__Task requirements__:
Locate the lines of the listing below that hold "this", then copy each of them.

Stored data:
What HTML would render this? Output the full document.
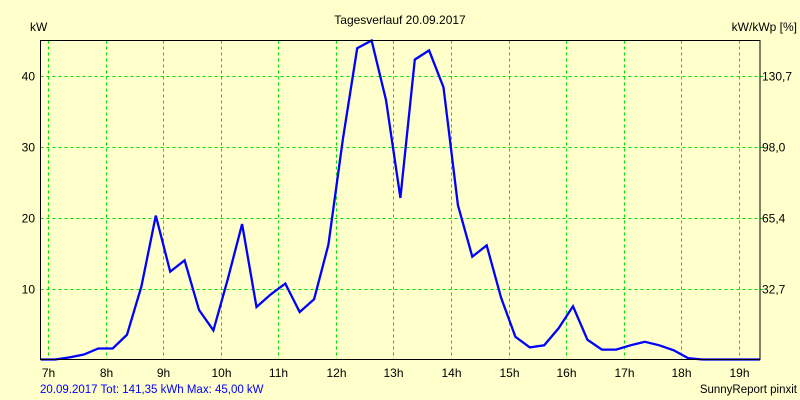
<!DOCTYPE html>
<html><head><meta charset="utf-8"><style>
body{margin:0;background:#FFFFCC;}
svg{display:block;font-family:"Liberation Sans",sans-serif;font-size:12px;}
</style></head><body>
<svg id="chart" width="800" height="400">
<rect x="0" y="0" width="800" height="400" fill="#FFFFCC"/>
<text x="400" y="24" text-anchor="middle" fill="#000">Tagesverlauf 20.09.2017</text>
<text x="30" y="31" fill="#000">kW</text>
<text x="797" y="31" text-anchor="end" fill="#000">kW/kWp [%]</text>
<g id="grid"></g>
<g id="ticks"></g>
<path id="series" fill="none" stroke="#0000FF" stroke-width="2.3" stroke-linejoin="miter"/>
<rect x="40.5" y="40.5" width="719.5" height="319" fill="none" stroke="#000" stroke-width="1"/>
<text x="40" y="393" fill="#0000FF" font-size="11.5">20.09.2017 Tot: 141,35 kWh Max: 45,00 kW</text>
<text x="797" y="393" text-anchor="end" fill="#000" font-size="11.5">SunnyReport pinxit</text>
</svg>
<script>
const hourTicks = [7,8,9,10,11,12,13,14,15,16,17,18,19];
const leftTicks = [10,20,30,40];
const rightTickLabels = ["32,7","65,4","98,0","130,7"];
const times = [6.87,7.12,7.37,7.62,7.87,8.12,8.37,8.62,8.87,9.12,9.37,9.62,9.87,10.12,10.37,10.62,10.87,11.12,11.37,11.62,11.87,12.12,12.37,12.62,12.87,13.12,13.37,13.62,13.87,14.12,14.37,14.62,14.87,15.12,15.37,15.62,15.87,16.12,16.37,16.62,16.87,17.12,17.37,17.62,17.87,18.12,18.37,18.62,18.87,19.12,19.37];
const powerKW = [0,0,0.3,0.7,1.55,1.55,3.5,10.3,20.3,12.4,14.0,7.0,4.1,11.3,19.1,7.4,9.2,10.7,6.7,8.5,16.2,31.0,43.9,45.0,36.6,22.8,42.3,43.6,38.4,21.8,14.5,16.1,8.7,3.2,1.7,2.0,4.4,7.5,2.8,1.4,1.4,2.0,2.5,2.0,1.3,0.2,0,0,0,0,0];

const X0=40.5,X1=760,Y0=40.5,Y1=359.5;
const hMin=6.866,hMax=19.37,vMax=45;
function xs(h){return X0+(h-hMin)/(hMax-hMin)*(X1-X0);}
function ys(v){return Y1-v/vMax*(Y1-Y0);}
const NS="http://www.w3.org/2000/svg";
const grid=document.getElementById('grid'),ticks=document.getElementById('ticks');
function mk(tag,attrs,parent){const e=document.createElementNS(NS,tag);for(const k in attrs)e.setAttribute(k,attrs[k]);parent.appendChild(e);return e;}
hourTicks.forEach(h=>{
  const x=Math.round(xs(h))+0.5;
  const l=mk('line',{x1:x,x2:x,y1:Y0,y2:Y1,stroke:'#00DD00','stroke-dasharray':'3,3'},grid);
  
  
  const t=mk('text',{x:x,y:377,'text-anchor':'middle',fill:'#000'},ticks);
  t.textContent=h+'h';
  
  
});
leftTicks.forEach((v,i)=>{
  const y=Math.round(ys(v))+0.5;
  const l=mk('line',{x1:X0,x2:X1+4,y1:y,y2:y,stroke:'#00DD00','stroke-dasharray':'3,3'},grid);
  
  
  const t=mk('text',{x:35,y:y+4,'text-anchor':'end',fill:'#000'},ticks);
  t.textContent=v;
  
  
  const r=mk('text',{x:762,y:y+4,fill:'#000'},ticks);
  r.textContent=rightTickLabels[i];
  
  
});
document.getElementById('series').setAttribute('d',times.map((t,i)=>(i?'L':'M')+xs(t).toFixed(1)+','+ys(powerKW[i]).toFixed(1)).join(''));
</script>
</body></html>
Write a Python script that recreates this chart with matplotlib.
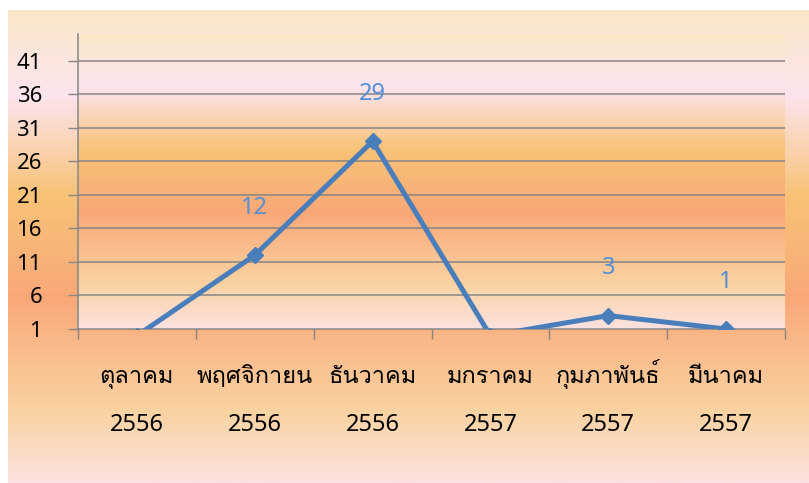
import numpy as np
import matplotlib
matplotlib.use("Agg")
import matplotlib.pyplot as plt
from matplotlib import font_manager, ft2font
from matplotlib.colors import LinearSegmentedColormap
from matplotlib.ticker import FixedLocator

# data
months = ["ตุลาคม", "พฤศจิกายน", "ธันวาคม", "มกราคม", "กุมภาพันธ์", "มีนาคม"]
years = ["2556", "2556", "2556", "2557", "2557", "2557"]
counts = [0, 12, 29, 0, 3, 1]
y_ticks = [1, 6, 11, 16, 21, 26, 31, 36, 41]


def find_thai_font():
    # look for any installed font that has Thai glyphs
    for f in font_manager.fontManager.ttflist:
        try:
            if 0x0E01 in ft2font.FT2Font(f.fname).get_charmap():
                return f.name
        except Exception:
            pass
    return None


thai = find_thai_font()
# digits in Noto Sans, Thai glyphs fall through to the Thai font
families = ["Noto Sans"] + ([thai] if thai else []) + ["DejaVu Sans"]
plt.rcParams["font.family"] = families

# sunset-like gradient used by both chart area and plot area
grad = LinearSegmentedColormap.from_list("sunset", [
    (0.00, "#FAE8C8"),
    (0.18, "#FCE4EE"),
    (0.39, "#F8C377"),
    (0.61, "#F9A878"),
    (0.85, "#FAD3A2"),
    (1.00, "#FCE2E0"),
])
g = np.linspace(0, 1, 256).reshape(-1, 1)

W, H = 809, 483
fig = plt.figure(figsize=(W / 100, H / 100), dpi=100)
fig.patch.set_facecolor("white")

# chart area background
bg = fig.add_axes([8 / W, 0, 801 / W, 473 / H])
bg.imshow(g, cmap=grad, aspect="auto", extent=[0, 1, 0, 1], origin="upper")
bg.set_axis_off()

ax = fig.add_axes([78 / W, 1 - 329 / H, 707 / W, 295 / H])
ax.imshow(g, cmap=grad, aspect="auto", extent=[0, 1, 0, 1], origin="upper",
          transform=ax.transAxes, zorder=0)

x = np.arange(len(counts))
ax.plot(x, counts, color="#4A7EBB", lw=3.6, marker="D", ms=8,
        mec="#4A7EBB", zorder=3, solid_joinstyle="miter")

ymin, ymax = 1, 45
for xi, v in zip(x, counts):
    if v >= ymin:
        ax.annotate(str(v), (xi, v), xytext=(0, 34), textcoords="offset points",
                    ha="center", va="center", color="#558ED5", fontsize=17)

ax.set_xlim(-0.5, len(counts) - 0.5)
ax.set_ylim(ymin, ymax)

grid_c = "#868686"
ax.set_yticks(y_ticks)
ax.tick_params(axis="y", length=7, width=1, color=grid_c, pad=19, labelsize=16)
for t in y_ticks[1:]:
    ax.axhline(t, color=grid_c, lw=1.1, zorder=1)

# category labels: month row and year row
ax.set_xticks(x)
ax.set_xticklabels([])
ax.xaxis.set_minor_locator(FixedLocator(np.arange(-0.5, len(counts), 1.0)))
ax.tick_params(axis="x", which="major", length=0)
ax.tick_params(axis="x", which="minor", length=7, width=1, color=grid_c)
tr = ax.get_xaxis_transform()
for xi, m, yr in zip(x, months, years):
    ax.text(xi, -0.183, m, transform=tr, ha="center", va="baseline", fontsize=17)
    ax.text(xi, -0.346, yr, transform=tr, ha="center", va="baseline", fontsize=17)

for s in ["top", "right"]:
    ax.spines[s].set_visible(False)
for s in ["left", "bottom"]:
    ax.spines[s].set_color(grid_c)
    ax.spines[s].set_linewidth(1.1)

fig.savefig("out.png", dpi=100)
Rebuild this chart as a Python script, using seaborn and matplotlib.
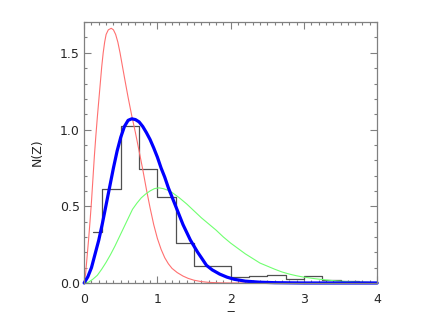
import matplotlib
matplotlib.use('Agg')
import matplotlib.pyplot as plt
from matplotlib.ticker import MultipleLocator
import seaborn as sns

# histogram of N(z), bin centres every 0.25
hist_z = [0.125, 0.375, 0.625, 0.875, 1.125, 1.375, 1.625, 1.875,
          2.125, 2.375, 2.625, 2.875, 3.125, 3.375, 3.625, 3.875]
hist_n = [0.33, 0.61, 1.02, 0.74, 0.56, 0.26, 0.11, 0.11,
          0.037, 0.045, 0.052, 0.024, 0.048, 0.02, 0.01, 0.005]

# red curve (narrow, low-z)
red_z = [0, 0.02, 0.04, 0.06, 0.08, 0.10, 0.12, 0.14, 0.16, 0.18, 0.20, 0.22,
         0.24, 0.26, 0.28, 0.30, 0.33, 0.37, 0.40, 0.43, 0.46, 0.49, 0.55,
         0.60, 0.65, 0.70, 0.75, 0.80, 0.85, 0.90, 0.95, 1.00, 1.05, 1.10,
         1.15, 1.20, 1.27, 1.35, 1.42, 1.50, 1.60, 1.70, 1.85, 2.00, 4.00]
red_n = [0, 0.06, 0.17, 0.28, 0.40, 0.53, 0.68, 0.83, 0.96, 1.08, 1.19, 1.30,
         1.41, 1.50, 1.57, 1.62, 1.65, 1.66, 1.65, 1.62, 1.57, 1.50, 1.34,
         1.21, 1.09, 0.98, 0.86, 0.74, 0.61, 0.49, 0.38, 0.29, 0.22, 0.165,
         0.125, 0.095, 0.068, 0.045, 0.03, 0.018, 0.009, 0.004, 0.001, 0.0, 0.0]

# blue curve (fit)
blue_z = [0, 0.05, 0.10, 0.15, 0.20, 0.25, 0.30, 0.35, 0.40, 0.45, 0.50, 0.55,
          0.60, 0.65, 0.70, 0.75, 0.80, 0.85, 0.90, 0.95, 1.00, 1.05, 1.10,
          1.15, 1.20, 1.25, 1.30, 1.35, 1.40, 1.45, 1.50, 1.55, 1.60, 1.67,
          1.75, 1.85, 1.95, 2.05, 2.20, 2.40, 2.60, 3.00, 4.00]
blue_n = [0, 0.04, 0.10, 0.19, 0.28, 0.39, 0.51, 0.63, 0.75, 0.86, 0.95, 1.02,
          1.06, 1.07, 1.065, 1.05, 1.02, 0.98, 0.935, 0.88, 0.82, 0.75, 0.69,
          0.62, 0.56, 0.50, 0.44, 0.38, 0.33, 0.28, 0.24, 0.20, 0.165, 0.115,
          0.085, 0.058, 0.038, 0.024, 0.012, 0.005, 0.002, 0.0, 0.0]

# green curve (broad, high-z)
green_z = [0, 0.06, 0.12, 0.18, 0.24, 0.30, 0.36, 0.42, 0.48, 0.54, 0.60, 0.66,
           0.72, 0.78, 0.84, 0.90, 0.96, 1.02, 1.08, 1.14, 1.20, 1.30, 1.40,
           1.50, 1.60, 1.70, 1.80, 1.90, 2.00, 2.10, 2.20, 2.30, 2.40, 2.50,
           2.60, 2.70, 2.80, 2.90, 3.00, 3.15, 3.30, 3.45, 3.60, 3.80, 4.00]
green_n = [0, 0.005, 0.025, 0.05, 0.09, 0.135, 0.185, 0.24, 0.30, 0.36, 0.42,
           0.48, 0.52, 0.555, 0.58, 0.60, 0.615, 0.62, 0.615, 0.605, 0.59,
           0.555, 0.515, 0.47, 0.425, 0.385, 0.345, 0.30, 0.26, 0.225, 0.19,
           0.16, 0.13, 0.11, 0.09, 0.072, 0.058, 0.047, 0.038, 0.028, 0.02,
           0.013, 0.009, 0.005, 0.003]

sns.set_style('ticks')
plt.rcParams['font.family'] = ['DejaVu Sans']

fig = plt.figure(figsize=(4.36, 3.12), dpi=100)
ax = fig.add_axes([0.193, 0.093, 0.672, 0.836])

sns.lineplot(x=hist_z, y=hist_n, ax=ax, color='#505050', lw=0.9,
             drawstyle='steps-mid', estimator=None, sort=False)
sns.lineplot(x=red_z, y=red_n, ax=ax, color='#ff7070', lw=0.8,
             estimator=None, sort=False)
sns.lineplot(x=green_z, y=green_n, ax=ax, color='#70ff70', lw=0.8,
             estimator=None, sort=False)
sns.lineplot(x=blue_z, y=blue_n, ax=ax, color='#0000ff', lw=2.3,
             estimator=None, sort=False, clip_on=False)

ax.set_xlim(0, 4)
ax.set_ylim(0, 1.70)
ax.set_xticks([0, 1, 2, 3, 4])
ax.set_xticklabels(['0', '1', '2', '3', '4'])
ax.set_yticks([0, 0.5, 1.0, 1.5])
ax.set_yticklabels(['0.0', '0.5', '1.0', '1.5'])
ax.xaxis.set_minor_locator(MultipleLocator(0.1))
ax.yaxis.set_minor_locator(MultipleLocator(0.1))
ax.tick_params(which='both', direction='in', top=True, right=True,
               color='#808080', labelsize=9, width=0.8)
ax.tick_params(which='major', length=5)
ax.tick_params(which='minor', length=2.5)
ax.tick_params(axis='x', pad=7)
ax.tick_params(axis='y', pad=3)
for s in ax.spines.values():
    s.set_color('#808080')
    s.set_linewidth(0.9)

ax.set_xlabel('Z', fontsize=9, labelpad=3)
ax.set_ylabel('N(Z)', fontsize=9, labelpad=12)

fig.savefig('out.png', dpi=100)
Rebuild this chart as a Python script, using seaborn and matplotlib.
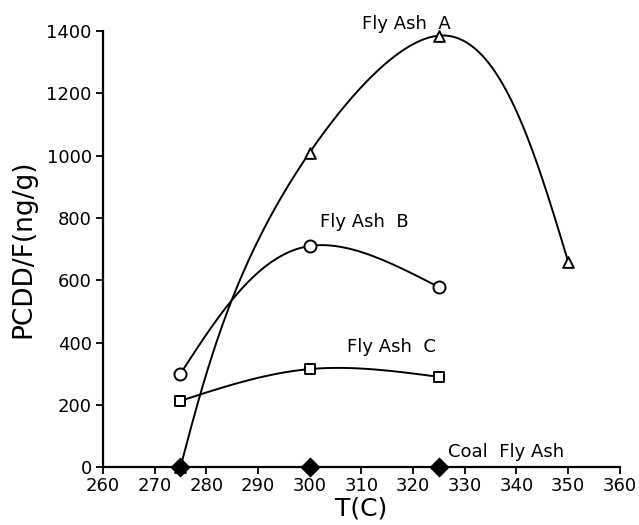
import numpy as np
import pandas as pd
import matplotlib
matplotlib.use("Agg")
import matplotlib.pyplot as plt
import seaborn as sns

# Data
temp_a = [275, 300, 325, 350]
ash_a = [0, 1010, 1385, 660]
temp_b = [275, 300, 325]
ash_b = [300, 710, 578]
temp_c = [275, 300, 325]
ash_c = [213, 315, 290]
temp_coal = [275, 300, 325]
coal = [0, 0, 0]

sns.set_theme(style="ticks")
plt.rcParams['font.family'] = ['DejaVu Sans']
plt.rcParams['text.color'] = 'black'
plt.rcParams['axes.labelcolor'] = 'black'

fig = plt.figure(figsize=(6.39, 5.25), dpi=100)
ax = fig.add_axes([0.161, 0.110, 0.809, 0.831])
XSPAN, YSPAN = 100.0, 1400.0
W_PX, H_PX = 517.0, 436.0


def natural_spline(s, v, ss):
    n = len(s)
    h = np.diff(s)
    A = np.zeros((n, n))
    r = np.zeros(n)
    A[0, 0] = A[-1, -1] = 1.0
    for i in range(1, n - 1):
        A[i, i - 1] = h[i - 1]
        A[i, i] = 2 * (h[i - 1] + h[i])
        A[i, i + 1] = h[i]
        r[i] = 6 * ((v[i + 1] - v[i]) / h[i] - (v[i] - v[i - 1]) / h[i - 1])
    M = np.linalg.solve(A, r)
    idx = np.clip(np.searchsorted(s, ss, side="right") - 1, 0, n - 2)
    hk = h[idx]
    a = (s[idx + 1] - ss) / hk
    b = (ss - s[idx]) / hk
    return (a * v[idx] + b * v[idx + 1]
            + ((a**3 - a) * M[idx] + (b**3 - b) * M[idx + 1]) * hk**2 / 6)


def smooth_curve(xs, ys, n=400):
    """Parametric natural cubic spline (chord length in screen units)."""
    x = np.asarray(xs, float) * W_PX / XSPAN
    y = np.asarray(ys, float) * H_PX / YSPAN
    s = np.concatenate([[0], np.cumsum(np.hypot(np.diff(x), np.diff(y)))])
    ss = np.linspace(0, s[-1], n)
    xx = natural_spline(s, x, ss) * XSPAN / W_PX
    yy = natural_spline(s, y, ss) * YSPAN / H_PX
    return pd.DataFrame({"x": xx, "y": yy})


for xs, ys, mk, sz in [(temp_a, ash_a, "^", 60),
                       (temp_b, ash_b, "o", 75),
                       (temp_c, ash_c, "s", 55)]:
    d = smooth_curve(xs, ys)
    sns.lineplot(data=d, x="x", y="y", ax=ax, color="black", lw=1.4,
                 sort=False, estimator=None)
    pts = pd.DataFrame({"x": xs, "y": ys})
    sns.scatterplot(data=pts, x="x", y="y", ax=ax, marker=mk, s=sz,
                    facecolors="white", edgecolors="black", linewidth=1.4,
                    clip_on=False, zorder=5)

pts = pd.DataFrame({"x": temp_coal, "y": coal})
sns.scatterplot(data=pts, x="x", y="y", ax=ax, marker="D", s=90,
                color="black", edgecolor="black", clip_on=False, zorder=6)

ax.set_xlim(260, 360)
ax.set_ylim(0, 1400)
ax.set_xticks(range(260, 361, 10))
ax.set_yticks(range(0, 1401, 200))
ax.tick_params(axis="both", labelsize=13, colors="black", width=1.3,
               length=5, direction="out")
ax.tick_params(axis="x", pad=2)
ax.tick_params(axis="y", pad=3)
for s in ["top", "right"]:
    ax.spines[s].set_visible(False)
for s in ["left", "bottom"]:
    ax.spines[s].set_linewidth(1.6)
    ax.spines[s].set_color("black")

ax.set_xlabel("T(C)", fontsize=18, labelpad=1)
ax.set_ylabel("PCDD/F(ng/g)", fontsize=19, labelpad=7)

ax.text(310.2, 1422, "Fly Ash  A", fontsize=13, ha="left", va="center")
ax.text(302, 786, "Fly Ash  B", fontsize=13, ha="left", va="center")
ax.text(307.2, 385, "Fly Ash  C", fontsize=13, ha="left", va="center")
ax.text(326.8, 48, "Coal  Fly Ash", fontsize=13, ha="left", va="center")

fig.savefig("out.png", dpi=100)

__Task result__:
What HTML would render this? Output the full document.
Write a Python script that recreates this chart with matplotlib.
Rebuild this chart as a Python script, using seaborn and matplotlib.
Rebuild this chart as a Python script, using seaborn and matplotlib.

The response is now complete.